Now if you know Peter, you know what a noble gesture that is for him, to part with food. I didn’t have the heart to tell him that humans do not enjoy milkbones as much as dogs, so I hope the waitress understands the symbolism.

With the Batmobile, we could be in town in 5 minutes and with a full charge we could travel the town without having to run down or be stranded.
We rolled in and out of shops and stores and even found a Radio Shack for some small miscellaneous items on our list.

Its funny how some things that ordinarily would be a negative can be overlooked when the campsite is so enjoyable. The parking is side by side, and the site is gravel, but the view of the Sound is unobstructed, making our front and side windows like expensive picture windows.
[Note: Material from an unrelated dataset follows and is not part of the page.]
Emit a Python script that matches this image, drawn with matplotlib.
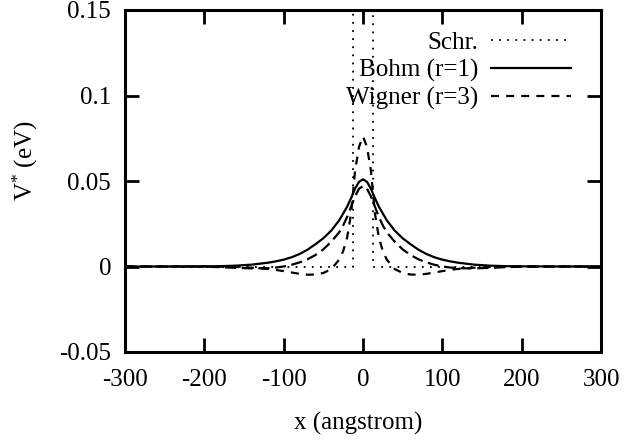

Although i always try to get a grassy site for Peter to lie on, he didn’t seem to mind the gravel. He enjoyed the walks we took along the waterfront, as well as the strolls into town.

Sunday night, we were awakened by a moderate rainstorm which lasted a couple of hours but by sunrise it had passed and left a cool, dreary, overcast day, but not enough to dampen our spirits.

Since we are just a stones throw (or a Ferry ride) from Canada, we pick up their radio and TV stations, with their news and weather reports.
At first I was really confused when they announced that the price of petrol was high at a dollar five, but then found out they were talking about liters, not gallons.

Likewise, the weather temperature is in Celsius so a reading of 28 degrees is considered warm and over thirty is a heat wave.

From here, we will have to board a ferry to get across the Sound because it’s a long way back to the interstate otherwise. We cruised the ferry pier one afternoon to check it out and figured we would be safe when we saw an 18 wheel tractor trailer drive off. They charge by the foot ($1) for trucks and RV’s.

The weather has been delightful this week and we will remember this area and RV park for a long time. They also have a lovely B&B here at the Marina called the Commander’s House so you don’t have to have an RV to enjoy the area.